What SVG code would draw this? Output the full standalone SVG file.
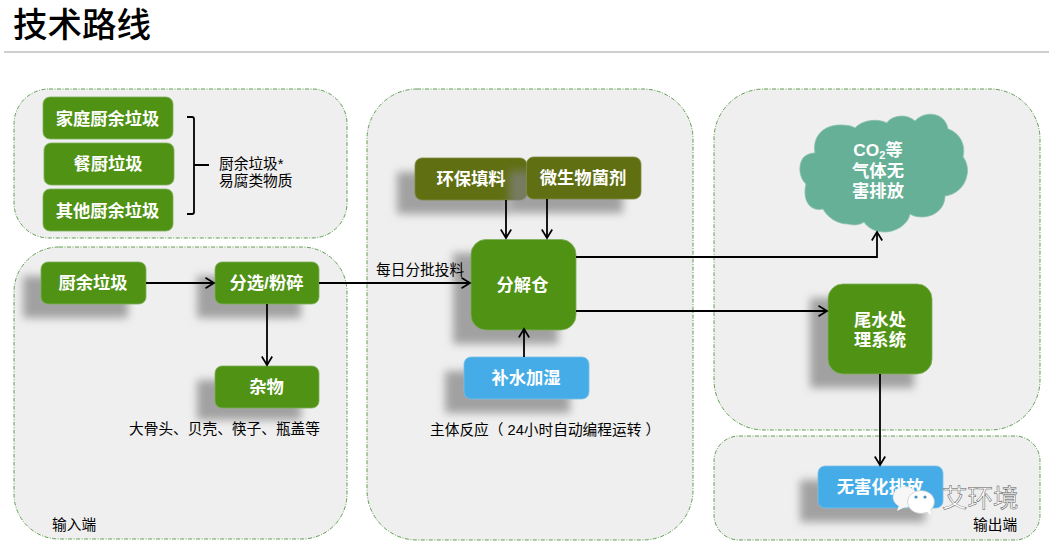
<svg xmlns="http://www.w3.org/2000/svg" width="1053" height="545" viewBox="0 0 1053 545">
<defs>
<filter id="sh" x="-30%" y="-30%" width="160%" height="160%"><feGaussianBlur stdDeviation="4.5"/></filter>
<marker id="arr" markerWidth="12" markerHeight="14" refX="9.5" refY="6" orient="auto" markerUnits="userSpaceOnUse"><path d="M1 0.8 L9.5 6 L1 11.2" fill="none" stroke="#000" stroke-width="1.7"/></marker>
</defs>
<style>
text{font-family:"Liberation Sans","Noto Sans CJK SC",sans-serif}
.panel{fill:#efefef;stroke:#5f9e50;stroke-width:1;stroke-dasharray:4 1.5 1 1.5}
.g{fill:#4f9214;stroke:#7fae5c;stroke-width:.8}
.o{fill:#5f6f12;stroke:#7f8b45;stroke-width:.8}
.b{fill:#45ace8;stroke:#7cbfe6;stroke-width:.8}
.s{fill:#808080;fill-opacity:.7;filter:url(#sh)}
.lb{font-size:17.3px;font-weight:700;fill:#fff;text-anchor:middle}
.t{font-size:14.7px;fill:#000}
.c{fill:none;stroke:#000;stroke-width:1.8}
</style>
<rect width="1053" height="545" fill="#fff"/>
<g id="title"><text x="13" y="37" font-size="34.5" font-weight="500" fill="#000">技术路线</text><rect x="4" y="51" width="1045" height="2" fill="#cfcfcf"/></g>
<g id="panels">
<rect class="panel" x="14" y="89" width="333" height="149" rx="35"/>
<rect class="panel" x="14" y="247" width="333" height="292" rx="45"/>
<rect class="panel" x="367" y="89" width="326" height="451" rx="50"/>
<rect class="panel" x="714" y="89" width="326" height="341" rx="50"/>
<rect class="panel" x="714" y="436" width="326" height="104" rx="25"/>
</g>
<g id="n-jiating"><rect class="g" x="43" y="97" width="130" height="42" rx="7"/><text class="lb" x="107.500" y="125">家庭厨余垃圾</text></g>
<g id="n-canchu"><rect class="g" x="44" y="143" width="130" height="42" rx="7"/><text class="lb" x="108" y="170">餐厨垃圾</text></g>
<g id="n-qita"><rect class="g" x="43" y="189" width="130" height="42" rx="7"/><text class="lb" x="107.500" y="217">其他厨余垃圾</text></g>
<g id="n-brace"><path class="c" d="M187 117 H192 Q194 117 194 119 V212 Q194 214 192 214 H187 M194 165 H209"/><text class="t" x="219" y="169">厨余垃圾*</text><text class="t" x="219" y="186">易腐类物质</text></g>
<g id="n-chuyu"><rect class="s" x="23" y="276" width="105" height="42"/><rect class="g" x="41" y="262" width="105" height="42" rx="7"/><text class="lb" x="93" y="289">厨余垃圾</text></g>
<g id="n-fenxuan"><rect class="s" x="197" y="276" width="104" height="42"/><rect class="g" x="215" y="262" width="104" height="42" rx="7"/><text class="lb" x="266.500" y="289">分选/粉碎</text></g>
<g id="n-zawu"><rect class="s" x="197" y="380" width="104" height="40"/><rect class="g" x="215" y="366" width="104" height="42" rx="7"/><text class="lb" x="266.500" y="393">杂物</text></g>
<g id="n-huanbao"><rect class="s" x="397" y="172" width="112" height="42"/><rect class="o" x="415" y="158" width="112" height="42" rx="7"/><text class="lb" x="471" y="185">环保填料</text></g>
<g id="n-weisw"><rect class="s" x="509" y="171" width="114" height="42"/><rect class="o" x="526.500" y="157" width="114.500" height="42" rx="7"/><text class="lb" x="583" y="184">微生物菌剂</text></g>
<g id="n-fenjie"><rect class="s" x="453" y="253" width="105" height="91"/><rect class="g" x="471" y="239.500" width="105" height="90.500" rx="15"/><text class="lb" x="522.500" y="291">分解仓</text></g>
<g id="n-bushui"><rect class="s" x="445" y="371" width="125" height="42"/><rect class="b" x="464" y="357" width="125" height="42" rx="7"/><text class="lb" x="526" y="384">补水加湿</text></g>
<g id="n-cloud"><path d="M815 153 C812 135 825 125 840 125 C848 125 852 126 855 128 C862 120 878 118 887 123 C890 117 905 112 915 121 C925 110 945 112 948 129 C960 133 966 145 963 157 C968 163 968 172 967 175 C965 187 955 195 945 196 C945 208 935 217 922 217 C917 217 913 216 910 214 C908 225 895 232 885 232 C875 232 868 228 864 222 C858 226 852 225 848 224 C838 224 828 218 823 209 C810 212 802 200 806 184 C799 178 798 165 803 158 C807 154 811 153 815 153 Z" fill="#66b097" stroke="#8cc2ae" stroke-width=".8"/><text class="lb" x="878" y="156">CO<tspan font-size="11" dy="3">2</tspan><tspan dy="-3">等</tspan></text><text class="lb" x="878" y="177">气体无</text><text class="lb" x="878" y="197">害排放</text></g>
<g id="n-weishui"><rect class="s" x="810" y="298" width="104" height="90"/><rect class="g" x="828" y="284" width="104" height="90" rx="15"/><text class="lb" x="880" y="326">尾水处</text><text class="lb" x="880" y="346">理系统</text></g>
<g id="n-wuhai"><rect class="s" x="800" y="480" width="125" height="42"/><rect class="b" x="818" y="466" width="125" height="42" rx="7"/><text class="lb" x="880" y="493">无害化排放</text></g>
<g id="connectors">
<path class="c" marker-end="url(#arr)" d="M146 283 H214"/>
<path class="c" marker-end="url(#arr)" d="M319 283 H470"/>
<path class="c" marker-end="url(#arr)" d="M267 304 V365"/>
<path class="c" marker-end="url(#arr)" d="M506 200 V238"/>
<path class="c" marker-end="url(#arr)" d="M547 199 V238"/>
<path class="c" marker-end="url(#arr)" d="M524 357 V329"/>
<path class="c" marker-end="url(#arr)" d="M576 257 H877 V232"/>
<path class="c" marker-end="url(#arr)" d="M576 311 H827"/>
<path class="c" marker-end="url(#arr)" d="M880 374 V465"/>
</g>
<g id="labels">
<text class="t" x="376" y="275">每日分批投料</text>
<text class="t" x="129" y="434">大骨头、贝壳、筷子、瓶盖等</text>
<text class="t" x="430" y="435">主体反应（ 24小时自动编程运转 ）</text>
<text class="t" x="52" y="530">输入端</text>
<text class="t" x="973" y="530">输出端</text>
</g>
<g id="watermark">
<ellipse cx="905" cy="497" rx="12" ry="10.500" fill="#f7f7f7" stroke="#d8d8d8" stroke-width=".6"/>
<path d="M899 505 L897 511 L905 507Z" fill="#f7f7f7"/>
<ellipse cx="921" cy="502" rx="13.500" ry="11.500" fill="#fff" stroke="#bbb" stroke-width=".6"/>
<path d="M926 511 L931 515 L930 508Z" fill="#fff"/>
<circle cx="916" cy="497" r="1.6" fill="#4a90b8"/><circle cx="925" cy="497" r="1.6" fill="#4a90b8"/>
<text x="942" y="507" font-size="25.500" fill="#fff" stroke="#555" stroke-width=".5">艾环境</text>
</g>
</svg>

▸ Task goal
Do not include the images; transcribe the rest of the listing exactly.

▸ Full response
What SVG code would draw this? Output the full standalone SVG file.
<svg xmlns="http://www.w3.org/2000/svg" width="1053" height="545" viewBox="0 0 1053 545">
<defs>
<filter id="sh" x="-30%" y="-30%" width="160%" height="160%"><feGaussianBlur stdDeviation="4.5"/></filter>
<marker id="arr" markerWidth="12" markerHeight="14" refX="9.5" refY="6" orient="auto" markerUnits="userSpaceOnUse"><path d="M1 0.8 L9.5 6 L1 11.2" fill="none" stroke="#000" stroke-width="1.7"/></marker>
</defs>
<style>
text{font-family:"Liberation Sans","Noto Sans CJK SC",sans-serif}
.panel{fill:#efefef;stroke:#5f9e50;stroke-width:1;stroke-dasharray:4 1.5 1 1.5}
.g{fill:#4f9214;stroke:#7fae5c;stroke-width:.8}
.o{fill:#5f6f12;stroke:#7f8b45;stroke-width:.8}
.b{fill:#45ace8;stroke:#7cbfe6;stroke-width:.8}
.s{fill:#808080;fill-opacity:.7;filter:url(#sh)}
.lb{font-size:17.3px;font-weight:700;fill:#fff;text-anchor:middle}
.t{font-size:14.7px;fill:#000}
.c{fill:none;stroke:#000;stroke-width:1.8}
</style>
<rect width="1053" height="545" fill="#fff"/>
<g id="title"><text x="13" y="37" font-size="34.5" font-weight="500" fill="#000">技术路线</text><rect x="4" y="51" width="1045" height="2" fill="#cfcfcf"/></g>
<g id="panels">
<rect class="panel" x="14" y="89" width="333" height="149" rx="35"/>
<rect class="panel" x="14" y="247" width="333" height="292" rx="45"/>
<rect class="panel" x="367" y="89" width="326" height="451" rx="50"/>
<rect class="panel" x="714" y="89" width="326" height="341" rx="50"/>
<rect class="panel" x="714" y="436" width="326" height="104" rx="25"/>
</g>
<g id="n-jiating"><rect class="g" x="43" y="97" width="130" height="42" rx="7"/><text class="lb" x="107.500" y="125">家庭厨余垃圾</text></g>
<g id="n-canchu"><rect class="g" x="44" y="143" width="130" height="42" rx="7"/><text class="lb" x="108" y="170">餐厨垃圾</text></g>
<g id="n-qita"><rect class="g" x="43" y="189" width="130" height="42" rx="7"/><text class="lb" x="107.500" y="217">其他厨余垃圾</text></g>
<g id="n-brace"><path class="c" d="M187 117 H192 Q194 117 194 119 V212 Q194 214 192 214 H187 M194 165 H209"/><text class="t" x="219" y="169">厨余垃圾*</text><text class="t" x="219" y="186">易腐类物质</text></g>
<g id="n-chuyu"><rect class="s" x="23" y="276" width="105" height="42"/><rect class="g" x="41" y="262" width="105" height="42" rx="7"/><text class="lb" x="93" y="289">厨余垃圾</text></g>
<g id="n-fenxuan"><rect class="s" x="197" y="276" width="104" height="42"/><rect class="g" x="215" y="262" width="104" height="42" rx="7"/><text class="lb" x="266.500" y="289">分选/粉碎</text></g>
<g id="n-zawu"><rect class="s" x="197" y="380" width="104" height="40"/><rect class="g" x="215" y="366" width="104" height="42" rx="7"/><text class="lb" x="266.500" y="393">杂物</text></g>
<g id="n-huanbao"><rect class="s" x="397" y="172" width="112" height="42"/><rect class="o" x="415" y="158" width="112" height="42" rx="7"/><text class="lb" x="471" y="185">环保填料</text></g>
<g id="n-weisw"><rect class="s" x="509" y="171" width="114" height="42"/><rect class="o" x="526.500" y="157" width="114.500" height="42" rx="7"/><text class="lb" x="583" y="184">微生物菌剂</text></g>
<g id="n-fenjie"><rect class="s" x="453" y="253" width="105" height="91"/><rect class="g" x="471" y="239.500" width="105" height="90.500" rx="15"/><text class="lb" x="522.500" y="291">分解仓</text></g>
<g id="n-bushui"><rect class="s" x="445" y="371" width="125" height="42"/><rect class="b" x="464" y="357" width="125" height="42" rx="7"/><text class="lb" x="526" y="384">补水加湿</text></g>
<g id="n-cloud"><path d="M815 153 C812 135 825 125 840 125 C848 125 852 126 855 128 C862 120 878 118 887 123 C890 117 905 112 915 121 C925 110 945 112 948 129 C960 133 966 145 963 157 C968 163 968 172 967 175 C965 187 955 195 945 196 C945 208 935 217 922 217 C917 217 913 216 910 214 C908 225 895 232 885 232 C875 232 868 228 864 222 C858 226 852 225 848 224 C838 224 828 218 823 209 C810 212 802 200 806 184 C799 178 798 165 803 158 C807 154 811 153 815 153 Z" fill="#66b097" stroke="#8cc2ae" stroke-width=".8"/><text class="lb" x="878" y="156">CO<tspan font-size="11" dy="3">2</tspan><tspan dy="-3">等</tspan></text><text class="lb" x="878" y="177">气体无</text><text class="lb" x="878" y="197">害排放</text></g>
<g id="n-weishui"><rect class="s" x="810" y="298" width="104" height="90"/><rect class="g" x="828" y="284" width="104" height="90" rx="15"/><text class="lb" x="880" y="326">尾水处</text><text class="lb" x="880" y="346">理系统</text></g>
<g id="n-wuhai"><rect class="s" x="800" y="480" width="125" height="42"/><rect class="b" x="818" y="466" width="125" height="42" rx="7"/><text class="lb" x="880" y="493">无害化排放</text></g>
<g id="connectors">
<path class="c" marker-end="url(#arr)" d="M146 283 H214"/>
<path class="c" marker-end="url(#arr)" d="M319 283 H470"/>
<path class="c" marker-end="url(#arr)" d="M267 304 V365"/>
<path class="c" marker-end="url(#arr)" d="M506 200 V238"/>
<path class="c" marker-end="url(#arr)" d="M547 199 V238"/>
<path class="c" marker-end="url(#arr)" d="M524 357 V329"/>
<path class="c" marker-end="url(#arr)" d="M576 257 H877 V232"/>
<path class="c" marker-end="url(#arr)" d="M576 311 H827"/>
<path class="c" marker-end="url(#arr)" d="M880 374 V465"/>
</g>
<g id="labels">
<text class="t" x="376" y="275">每日分批投料</text>
<text class="t" x="129" y="434">大骨头、贝壳、筷子、瓶盖等</text>
<text class="t" x="430" y="435">主体反应（ 24小时自动编程运转 ）</text>
<text class="t" x="52" y="530">输入端</text>
<text class="t" x="973" y="530">输出端</text>
</g>
<g id="watermark">
<ellipse cx="905" cy="497" rx="12" ry="10.500" fill="#f7f7f7" stroke="#d8d8d8" stroke-width=".6"/>
<path d="M899 505 L897 511 L905 507Z" fill="#f7f7f7"/>
<ellipse cx="921" cy="502" rx="13.500" ry="11.500" fill="#fff" stroke="#bbb" stroke-width=".6"/>
<path d="M926 511 L931 515 L930 508Z" fill="#fff"/>
<circle cx="916" cy="497" r="1.6" fill="#4a90b8"/><circle cx="925" cy="497" r="1.6" fill="#4a90b8"/>
<text x="942" y="507" font-size="25.500" fill="#fff" stroke="#555" stroke-width=".5">艾环境</text>
</g>
</svg>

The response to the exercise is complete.